I was recently given a coloring page from my nephew. This picture did not follow the rules; it was full of coloring outside of the lines and a blue horse. It was wild and he was proud of his work. He worked up the courage to hand his magical creation to me and I missed the moment. I was too enthralled in the project I was working on to stop and see the vulnerability. He had a desire to connect with his uncle. My nephew was disappointed but our relationship quickly recovered because we have plenty of positive experiences together. My nephew’s blue horse was part of him, something he cared about and wanted to share with me. Through my time working with couples I often see a recurrent pattern of missing our vulnerability or blue horses, and it quickly escalates to criticism, defensiveness, contempt and stonewalling.
Benefits of Increasing Vulnerability
The benefits of increasing vulnerability in your marriage open the door to the potential of being entirely accepted and loved. When vulnerability is in the driver’s seat of the relationship, it can improve emotional and physical intimacy. If both partners strive for vulnerability as a priority, it can help you see your spouse’s heart and intention jump-starting long-desired better communication.
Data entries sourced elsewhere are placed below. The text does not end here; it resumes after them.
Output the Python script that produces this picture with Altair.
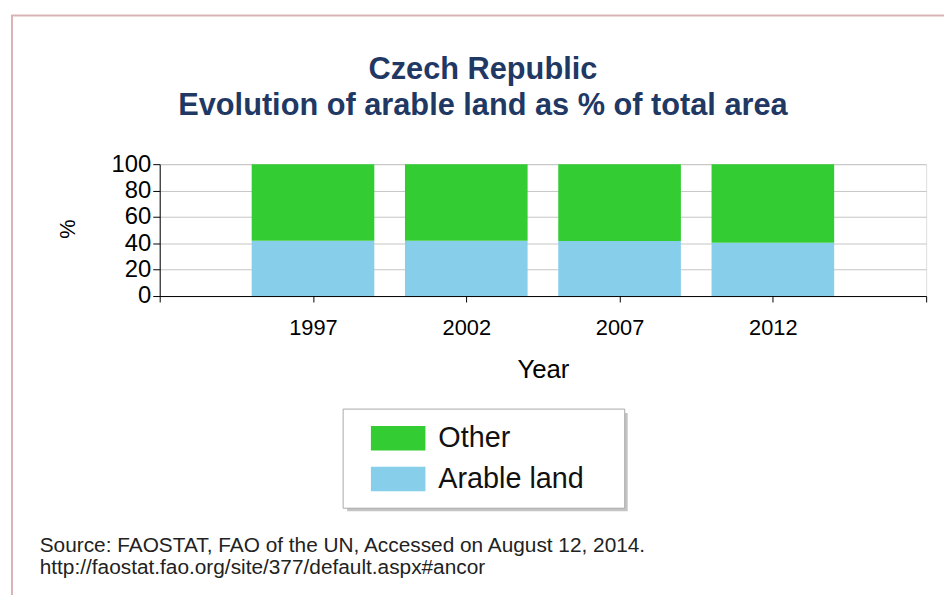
import altair as alt
import pandas as pd

years = [1997, 2002, 2007, 2012]
arable = [42.0, 42.0, 41.7, 40.5]
other = [58.0, 58.0, 58.3, 59.5]
series = ["Other", "Arable land"]
colors = ["#33CC33", "#87CEEB"]
x_ticks = [1992, 1997, 2002, 2007, 2012, 2017]
y_ticks = [0, 20, 40, 60, 80, 100]
title_lines = ["Czech Republic", "Evolution of arable land as % of total area"]
source_lines = ["Source: FAOSTAT, FAO of the UN, Accessed on August 12, 2014.",
                "http://faostat.fao.org/site/377/default.aspx#ancor"]

rows = []
for yr, a, o in zip(years, arable, other):
    rows.append({"Year": yr, "Series": "Arable land", "lo": 0, "hi": a, "ord": 0})
    rows.append({"Year": yr, "Series": "Other", "lo": a, "hi": a + o, "ord": 1})
df = pd.DataFrame(rows)

FONT = "Liberation Sans"

bars = alt.Chart(df).transform_calculate(
    x0="datum.Year - 2", x1="datum.Year + 2"
).mark_bar().encode(
    x=alt.X("x0:Q", scale=alt.Scale(domain=[1992, 2017], nice=False, zero=False),
            axis=alt.Axis(values=x_ticks, title="Year", grid=False,
                          labelExpr="(datum.value == 1992 || datum.value == 2017) ? '' : datum.value",
                          labelFontSize=22, titleFontSize=26, tickSize=6, labelPadding=16,
                          titlePadding=18, titleFontWeight="normal",
                          domainColor="#000", tickColor="#000", labelColor="#000", titleColor="#000",
                          labelFont=FONT, titleFont=FONT, format="d")),
    x2="x1:Q",
    y=alt.Y("lo:Q", scale=alt.Scale(domain=[0, 100], nice=False),
            axis=alt.Axis(values=y_ticks, title="%", grid=True, gridColor="#c4c4c4",
                          labelFontSize=24, titleFontSize=22, tickSize=7, labelPadding=2,
                          titleFontWeight="normal", titleX=-93, titleY=65, titleAngle=-90,
                          titleBaseline="middle", titleAlign="center",
                          domainColor="#000", tickColor="#000", labelColor="#000", titleColor="#000",
                          labelFont=FONT, titleFont=FONT)),
    y2="hi:Q",
    color=alt.Color("Series:N", scale=alt.Scale(domain=series, range=colors),
                    legend=alt.Legend(title=None, orient="none", legendX=188, legendY=247,
                                      symbolType="M-2,-0.9H2V0.9H-2Z", symbolSize=756,
                                      symbolStrokeWidth=0, labelFontSize=29, labelFont=FONT,
                                      labelColor="#111", padding=15, rowPadding=11,
                                      symbolOffset=23, labelOffset=26,
                                      strokeColor="transparent", fillColor="transparent",
                                      labelLimit=400)),
    order="ord:Q",
)

tdf = pd.DataFrame({"line": title_lines, "i": [0, 1]})
title = alt.Chart(tdf).mark_text(align="center", baseline="middle", fontSize=31, font=FONT,
                                 fontWeight="bold", color="#1f3864").encode(
    x=alt.value(326),
    y=alt.Y("i:Q", scale=alt.Scale(domain=[0, 1], range=[-95, -59]), axis=None),
    text="line:N",
)

src = pd.DataFrame({"line": source_lines, "i": [0, 1]})
source = alt.Chart(src).mark_text(align="left", baseline="middle", fontSize=21, font=FONT,
                                  color="#222222").encode(
    x=alt.value(-121),
    y=alt.Y("i:Q", scale=alt.Scale(domain=[0, 1], range=[385, 407]), axis=None),
    text="line:N",
)

deco = pd.DataFrame({"a": [0]})
border = alt.Chart(deco).mark_rect(fill=None, stroke="#d9b3b3", strokeWidth=2).encode(
    x=alt.value(-149), x2=alt.value(900), y=alt.value(-150), y2=alt.value(900))
shadow = alt.Chart(deco).mark_rect(fill="#c4c4c4").encode(
    x=alt.value(189), x2=alt.value(472), y=alt.value(251), y2=alt.value(350))
legend_box = alt.Chart(deco).mark_rect(fill="#ffffff", stroke="#a8a8a8", strokeWidth=1).encode(
    x=alt.value(185), x2=alt.value(469), y=alt.value(247), y2=alt.value(347))

chart = alt.layer(border, shadow, legend_box, bars, title, source).resolve_scale(
    y="independent").properties(
    width=773, height=133,
    autosize=alt.AutoSizeParams(type="none"),
    padding={"left": 153, "top": 155, "right": 18, "bottom": 299},
).configure_view(stroke="#000", strokeWidth=1).configure(background="#ffffff")

chart.save("out.html", embed_options={"renderer": "svg", "actions": False})
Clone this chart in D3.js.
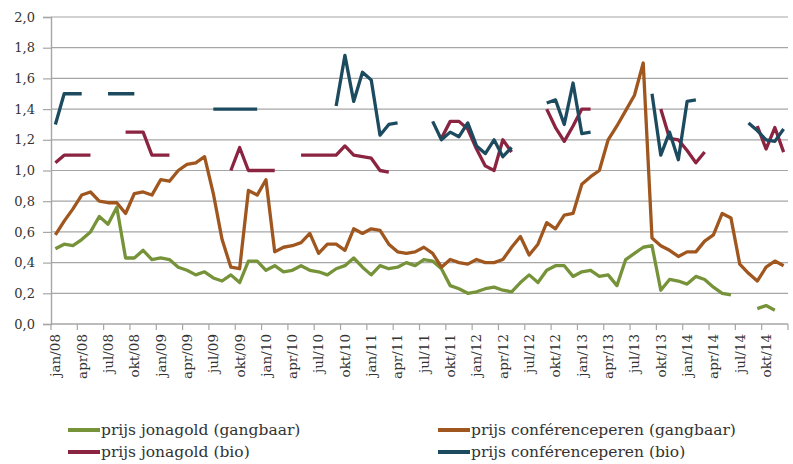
<!DOCTYPE html>
<html>
<head>
<meta charset="utf-8">
<script src="https://cdn.jsdelivr.net/npm/d3@7"></script>
<style>
  html, body { margin: 0; padding: 0; background: #ffffff; }
  svg { display: block; }
  text { font-family: "DejaVu Serif", "Liberation Serif", serif; fill: #333333; }
</style>
</head>
<body>
<svg id="chart" width="793" height="464"></svg>
<script>
// ---- data ----
const monthNames = ["jan","feb","mrt","apr","mei","jun","jul","aug","sep","okt","nov","dec"];
const years = ["08","09","10","11","12","13","14"];
const months = [];
years.forEach(y => monthNames.forEach(m => months.push(m + "/" + y)));

const yTicks = [0, 0.2, 0.4, 0.6, 0.8, 1.0, 1.2, 1.4, 1.6, 1.8, 2.0];

const jonagoldGangbaar = [
  0.49,0.52,0.51,0.55,0.60,0.70,0.65,0.76,0.43,0.43,0.48,0.42,
  0.43,0.42,0.37,0.35,0.32,0.34,0.30,0.28,0.32,0.27,0.41,0.41,
  0.35,0.38,0.34,0.35,0.38,0.35,0.34,0.32,0.36,0.38,0.43,0.37,
  0.32,0.38,0.36,0.37,0.40,0.38,0.42,0.41,0.36,0.25,0.23,0.20,
  0.21,0.23,0.24,0.22,0.21,0.27,0.32,0.27,0.35,0.38,0.38,0.31,
  0.34,0.35,0.31,0.32,0.25,0.42,0.46,0.50,0.51,0.22,0.29,0.28,
  0.26,0.31,0.29,0.24,0.20,0.19,null,null,0.10,0.12,0.09,null
];

const conferenceGangbaar = [
  0.58,0.67,0.75,0.84,0.86,0.80,0.79,0.79,0.72,0.85,0.86,0.84,
  0.94,0.93,1.00,1.04,1.05,1.09,0.85,0.55,0.37,0.36,0.87,0.84,
  0.94,0.47,0.50,0.51,0.53,0.59,0.46,0.52,0.52,0.48,0.62,0.59,
  0.62,0.61,0.52,0.47,0.46,0.47,0.50,0.46,0.37,0.42,0.40,0.39,
  0.42,0.40,0.40,0.42,0.50,0.57,0.45,0.52,0.66,0.62,0.71,0.72,
  0.91,0.96,1.00,1.20,1.29,1.39,1.49,1.70,0.56,0.51,0.48,0.44,
  0.47,0.47,0.54,0.58,0.72,0.69,0.39,0.33,0.28,0.37,0.41,0.38
];

const jonagoldBio = [
  1.05,1.10,1.10,1.10,1.10,null,null,null,1.25,1.25,1.25,1.10,
  1.10,1.10,null,null,null,null,null,null,1.00,1.15,1.00,1.00,
  1.00,1.00,null,null,1.10,1.10,1.10,1.10,1.10,1.16,1.10,1.09,
  1.08,1.00,0.99,null,null,null,null,null,1.21,1.32,1.32,1.27,
  1.14,1.03,1.00,1.20,1.12,null,null,null,1.40,1.28,1.19,1.29,
  1.40,1.40,null,null,null,null,null,null,null,1.40,1.21,1.20,
  1.13,1.05,1.12,null,null,null,null,null,1.29,1.14,1.28,1.12
];

const conferenceBio = [
  1.30,1.50,1.50,1.50,null,null,1.50,1.50,1.50,1.50,null,null,
  null,null,null,null,null,null,1.40,1.40,1.40,1.40,1.40,1.40,
  null,null,null,null,null,null,null,null,1.42,1.75,1.45,1.64,
  1.59,1.23,1.30,1.31,null,null,null,1.32,1.20,1.25,1.22,1.31,
  1.16,1.11,1.20,1.09,1.15,null,null,null,1.44,1.46,1.30,1.57,
  1.24,1.25,null,null,null,null,null,null,1.50,1.10,1.25,1.07,
  1.45,1.46,null,null,null,null,null,1.31,1.26,1.20,1.19,1.27
];

const seriesNames = [
  "prijs jonagold (gangbaar)",
  "prijs conférenceperen (gangbaar)",
  "prijs jonagold (bio)",
  "prijs conférenceperen (bio)"
];
const seriesValues = [jonagoldGangbaar, conferenceGangbaar, jonagoldBio, conferenceBio];
const seriesColors = ["#76933a", "#a0571f", "#8b2440", "#1c4b60"];

// ---- layout ----
const svg = d3.select("#chart");
const plotL = 51, plotR = 788, plotT = 17, plotB = 324;

const x = d3.scaleBand().domain(d3.range(months.length)).range([plotL, plotR]).padding(0);
const y = d3.scaleLinear().domain([0, 2]).range([plotB, plotT]);
const fmt = v => d3.format(".1f")(v).replace(".", ",");

// gridlines
svg.append("g")
  .selectAll("line")
  .data(yTicks.filter(v => v > 0))
  .join("line")
  .attr("x1", plotL).attr("x2", plotR)
  .attr("y1", d => y(d)).attr("y2", d => y(d))
  .attr("stroke", "#a6a6a6").attr("stroke-width", 1.2);

// y axis
const yAxis = svg.append("g")
  .attr("transform", `translate(${plotL},0)`)
  .call(d3.axisLeft(y).tickValues(yTicks).tickFormat(fmt).tickSize(8).tickPadding(8));
yAxis.select(".domain").attr("stroke", "#a6a6a6").attr("stroke-width", 1.4);
yAxis.selectAll(".tick line").attr("stroke", "#a6a6a6").attr("stroke-width", 1.2);
yAxis.selectAll(".tick text")
  .style("font-family", '"DejaVu Serif", serif').style("font-size", "13px").attr("fill", "#333");

// x axis baseline and ticks
const tickIdx = d3.range(0, months.length, 3);
const xAxisG = svg.append("g");
xAxisG.append("line")
  .attr("x1", plotL).attr("x2", plotR).attr("y1", plotB).attr("y2", plotB)
  .attr("stroke", "#a6a6a6").attr("stroke-width", 1.4);
xAxisG.selectAll("line.tk")
  .data(tickIdx.map(i => x(i)).concat([plotR]))
  .join("line").attr("class", "tk")
  .attr("x1", d => d).attr("x2", d => d)
  .attr("y1", plotB).attr("y2", plotB + 6)
  .attr("stroke", "#a6a6a6").attr("stroke-width", 1.2);
xAxisG.selectAll("text")
  .data(tickIdx)
  .join("text")
  .attr("transform", i => `translate(${x(i) + x.bandwidth() / 2},334) rotate(-90)`)
  .attr("text-anchor", "end")
  .attr("dy", "0.36em")
  .style("font-size", "13.5px")
  .text(i => months[i]);

// lines
const line = d3.line()
  .defined(d => d.v != null)
  .x(d => x(d.i) + x.bandwidth() / 2)
  .y(d => y(d.v));

seriesValues.forEach((vals, k) => {
  svg.append("path")
    .datum(vals.map((v, i) => ({ i, v })))
    .attr("fill", "none")
    .attr("stroke", seriesColors[k])
    .attr("stroke-width", 3.3)
    .attr("stroke-linejoin", "round")
    .attr("d", line);
});

// legend
const legendPos = [
  { x: 68, y: 430 }, { x: 438, y: 430 },
  { x: 68, y: 452 }, { x: 438, y: 452 }
];
const legend = svg.append("g");
seriesNames.forEach((name, k) => {
  const p = legendPos[k];
  legend.append("line")
    .attr("x1", p.x).attr("x2", p.x + 32)
    .attr("y1", p.y).attr("y2", p.y)
    .attr("stroke", seriesColors[k]).attr("stroke-width", 4);
  legend.append("text")
    .attr("x", p.x + 33).attr("y", p.y)
    .attr("dy", "0.35em")
    .style("font-size", "15.5px")
    .text(name);
});
</script>
</body>
</html>
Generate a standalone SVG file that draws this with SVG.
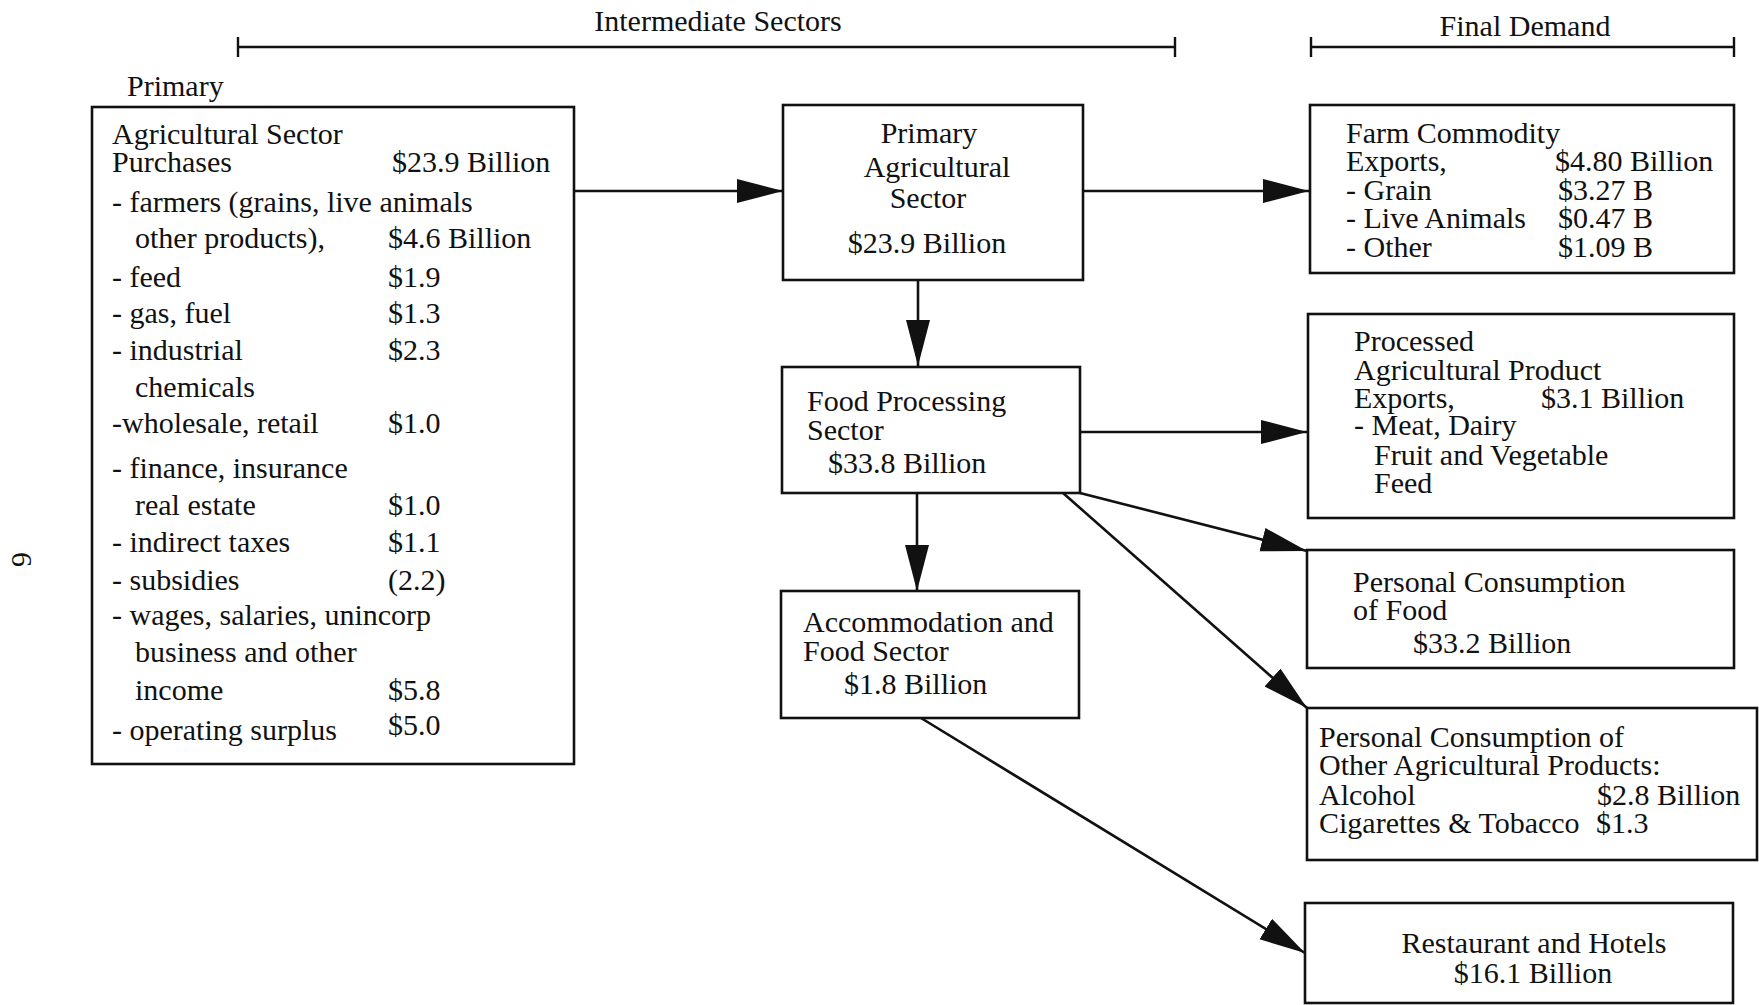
<svg xmlns="http://www.w3.org/2000/svg" width="1759" height="1005" viewBox="0 0 1759 1005">
<style>
text{font-family:"Liberation Serif","Times New Roman",serif;font-size:30px;fill:#111}
.box{fill:#fff;stroke:#111;stroke-width:2.6}
.con{stroke:#111;stroke-width:2.6;fill:none;marker-end:url(#ah)}
.br{stroke:#111;stroke-width:2.4;fill:none}
.m{text-anchor:middle}
</style>
<defs>
<marker id="ah" markerUnits="userSpaceOnUse" markerWidth="48" markerHeight="26" refX="46" refY="12" orient="auto">
<path d="M0,0 L46,12 L0,24 z" fill="#111"/>
</marker>
</defs>
<rect width="1759" height="1005" fill="#fff"/>

<g id="headers">
<path class="br" d="M238,47 H1175 M238,37 V57 M1175,37 V57"/>
<text class="m" x="718" y="31">Intermediate Sectors</text>
<path class="br" d="M1311,47 H1734 M1311,37 V57 M1734,37 V57"/>
<text class="m" x="1525" y="36">Final Demand</text>
<text x="127" y="96">Primary</text>
<text transform="translate(12,552) rotate(90)" x="0" y="0">6</text>
</g>

<g id="connectors">
<line class="con" x1="574" y1="191" x2="783" y2="191"/>
<line class="con" x1="1083" y1="191" x2="1309" y2="191"/>
<line class="con" x1="918" y1="280" x2="918" y2="366"/>
<line class="con" x1="1080" y1="432" x2="1307" y2="432"/>
<line class="con" x1="917" y1="493" x2="917" y2="591"/>
<line class="con" x1="1080" y1="493" x2="1307" y2="551"/>
<line class="con" x1="1063" y1="493" x2="1307" y2="708"/>
<line class="con" x1="921" y1="718" x2="1305" y2="953"/>
</g>

<g id="primary-purchases">
<rect class="box" x="92" y="107" width="482" height="657"/>
<text x="112" y="144">Agricultural Sector</text>
<text x="112" y="172">Purchases</text><text x="392" y="172">$23.9 Billion</text>
<text x="112" y="212">- farmers (grains, live animals</text>
<text x="135" y="248">other products),</text><text x="388" y="248">$4.6 Billion</text>
<text x="112" y="287">- feed</text><text x="388" y="287">$1.9</text>
<text x="112" y="323">- gas, fuel</text><text x="388" y="323">$1.3</text>
<text x="112" y="360">- industrial</text><text x="388" y="360">$2.3</text>
<text x="135" y="397">chemicals</text>
<text x="112" y="433">-wholesale, retail</text><text x="388" y="433">$1.0</text>
<text x="112" y="478">- finance, insurance</text>
<text x="135" y="515">real estate</text><text x="388" y="515">$1.0</text>
<text x="112" y="552">- indirect taxes</text><text x="388" y="552">$1.1</text>
<text x="112" y="590">- subsidies</text><text x="388" y="590">(2.2)</text>
<text x="112" y="625">- wages, salaries, unincorp</text>
<text x="135" y="662">business and other</text>
<text x="135" y="700">income</text><text x="388" y="700">$5.8</text>
<text x="112" y="740">- operating surplus</text><text x="388" y="735">$5.0</text>
</g>

<g id="primary-ag-sector">
<rect class="box" x="783" y="105" width="300" height="175"/>
<text class="m" x="929" y="143">Primary</text>
<text class="m" x="937" y="177">Agricultural</text>
<text class="m" x="928" y="208">Sector</text>
<text class="m" x="927" y="253">$23.9 Billion</text>
</g>

<g id="food-processing">
<rect class="box" x="782" y="367" width="298" height="126"/>
<text x="807" y="411">Food Processing</text>
<text x="807" y="440">Sector</text>
<text x="828" y="473">$33.8 Billion</text>
</g>

<g id="accommodation">
<rect class="box" x="781" y="591" width="298" height="127"/>
<text x="803" y="632">Accommodation and</text>
<text x="803" y="661">Food Sector</text>
<text x="844" y="694">$1.8 Billion</text>
</g>

<g id="farm-exports">
<rect class="box" x="1310" y="105" width="424" height="168"/>
<text x="1346" y="143">Farm Commodity</text>
<text x="1346" y="171">Exports,</text><text x="1555" y="171">$4.80 Billion</text>
<text x="1346" y="200">- Grain</text><text x="1558" y="200">$3.27 B</text>
<text x="1346" y="228">- Live Animals</text><text x="1558" y="228">$0.47 B</text>
<text x="1346" y="257">- Other</text><text x="1558" y="257">$1.09 B</text>
</g>

<g id="processed-exports">
<rect class="box" x="1308" y="314" width="426" height="204"/>
<text x="1354" y="351">Processed</text>
<text x="1354" y="380">Agricultural Product</text>
<text x="1354" y="408">Exports,</text><text x="1541" y="408">$3.1 Billion</text>
<text x="1354" y="435">- Meat, Dairy</text>
<text x="1374" y="465">Fruit and Vegetable</text>
<text x="1374" y="493">Feed</text>
</g>

<g id="personal-food">
<rect class="box" x="1307" y="550" width="427" height="118"/>
<text x="1353" y="592">Personal Consumption</text>
<text x="1353" y="620">of Food</text>
<text x="1413" y="653">$33.2 Billion</text>
</g>

<g id="personal-other">
<rect class="box" x="1307" y="708" width="450" height="152"/>
<text x="1319" y="747">Personal Consumption of</text>
<text x="1319" y="775">Other Agricultural Products:</text>
<text x="1319" y="805">Alcohol</text><text x="1597" y="805">$2.8 Billion</text>
<text x="1319" y="833">Cigarettes &amp; Tobacco</text><text x="1596" y="833">$1.3</text>
</g>

<g id="restaurants">
<rect class="box" x="1305" y="903" width="428" height="100"/>
<text class="m" x="1534" y="953">Restaurant and Hotels</text>
<text class="m" x="1533" y="983">$16.1 Billion</text>
</g>
</svg>
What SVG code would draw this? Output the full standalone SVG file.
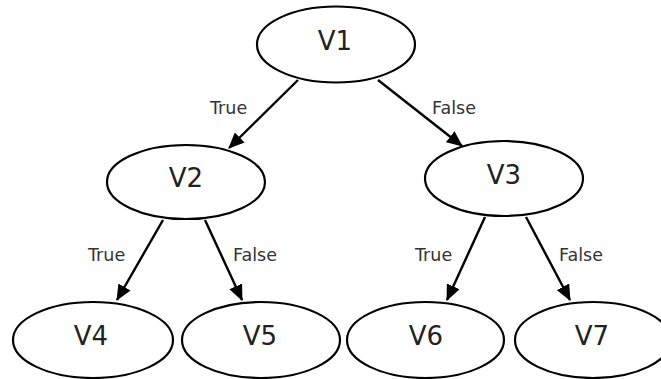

No one has a perfect batting average when it comes to acknowledging every moment of vulnerability with our spouse. The increase of criticism, defensiveness, contempt and stonewalling occur when we disproportionately do not acknowledge these moments from our spouse over time. This can lead to couples not feeling emotionally safe around one another and pulling away emotionally increasing isolation within the marriage.
Here are some ideas to begin to address the potential for increased emotional safety and acknowledgment of our spouses vulnerability or blue horses striving for connectedness.
It is important to begin addressing conflict in the relationship by talking about the situation, not your perceived character flaws of your partner. This means changing your language to increase emotional safety to allow for vulnerability. Move your approach away from “you always”,” You never”, “Why can’t you just”, “You are doing that thing again,” and of course the deep cut, “you sound like your mom.” Focus on the situation and strive for compromise. An example of changing language to increase compromise is, “I feel (blank) because I would like (blank).
Reflective listening is another helpful way to assist with increasing emotional safety and vulnerability. Reflective listening is when you listen to your spouse and repeat what they say back to them. This often means listening to things you don’t agree with but are beginning to model to your partner that you care and want to understand their point of view.
Take a Break
Take a break from the argument. This is easier said than done. Sometimes continuing to engage in an argument can escalate and cause more damage than improvement. Take a break, calm down and come back to the topic. It is important to not avoid but come back after an agreed upon time. Depending on how big the topic is this may take a couple times.
It is my hope that you find these couples therapy concepts helpful while navigating dynamics in your relationship.